Nato a Tokyo nel 1948, Hiroshi Sugimoto, giapponese di nascita e di prima formazione, ma americano d’adozione, è universalmente noto come uno dei maggiori fotografi contemporanei, con esposizioni e presenza nelle collezioni dei più importanti musei al mondo. Poco più di dieci anni fa, al Kunstmuseum di Lucerna, passò proprio una delle più recenti e complete retrospettive, curata dallo stesso artista. E non è tutto: negli anni più recenti si è inoltre occupato di architettura – ideando alcune case del tè in cubi trasparenti, una a Versailles e una all’Isola di San Giorgio a Venezia – e ad altre sculture site-specific.
È assai conosciuto per la profonda e disciplinata impostazione concettuale delle sue serie che si materializzano, tranne che per nuovi esperimenti condotti a colore nell’ultimo decennio, in un raffinatissimo bianco e nero. Le sue serie, siano esse intitolate Theaters e Drive-Ins – dove centrale è lo schermo di un bianco abbacinante in quanto l’obiettivo rimane per tutta la durata del film – o Dioramas, sui Musei di Storia naturale negli Stati Uniti, o ancora ispirate dal Museo delle Cere, sono illuminate in modo così magistrale da far sembrare vere le figure, oltre ad essere tra le immagini più note della scena artistica attuale.
Di tutte queste serie merita un discorso più approfondito la più famosa, Seascapes, poiché si fonda su una composizione rigidissima e una profonda e lunga continuità: la linea dell’orizzonte crea due aree perfettamente distinte, con il cielo in quella superiore e il mare in quella inferiore. Nelle immagini troviamo quindi un perfetto equilibrio tra gli elementi aria e acqua. Come in molti dei lavori di Sugimoto, non vi è traccia umana. Punto di arrivo di una ricerca estetica dell’essenzialità estrema, gli orizzonti marini di Sugimoto raggiungono un ideale di bellezza eliminando ogni elemento superfluo o dettaglio superficiale.
Il mare, con la sua forza attrattiva quasi ancestrale, invita a prendere parte a un viaggio che porta a una visione, spingendo al contempo a una riflessione profonda sulla necessità di catturare anche il più minuscolo moto all’orizzonte, rappresentato di volta in volta nelle singole immagini sotto forma di minime variazioni sul tema: il vento che increspa la superficie del mare, il cielo coperto, la nebbia che nega momentaneamente l’osservazione dell’orizzonte.
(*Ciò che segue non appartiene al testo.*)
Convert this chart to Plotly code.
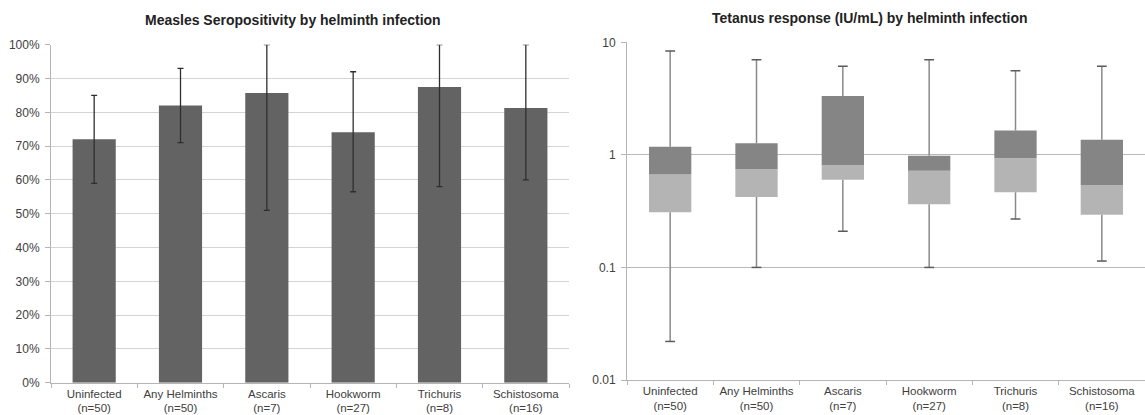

Una decina delle vedute marine in questione è esposta ancora per questa settimana alla Fondazione Rolla di Bruzella. Esse provengono da un portfolio dell’autore e sono nate a cavallo degli anni Novanta, quindi nel bel mezzo di una ricerca che ha condotto l’artista giapponese Sugimoto nei quattro angoli della terra tra il 1980 e il 2003, dunque quasi per quasi un quarto di secolo. L’allestimento sobrio con tutta probabilità piacerebbe all’artista, che sembra prediligere – in un’atmosfera orientale – i vuoti ai pieni.
Contemplazione, meditazione e silenzio: virtù sconosciute, potremmo dire, nell’epoca della distrazione continua data dagli attuali media.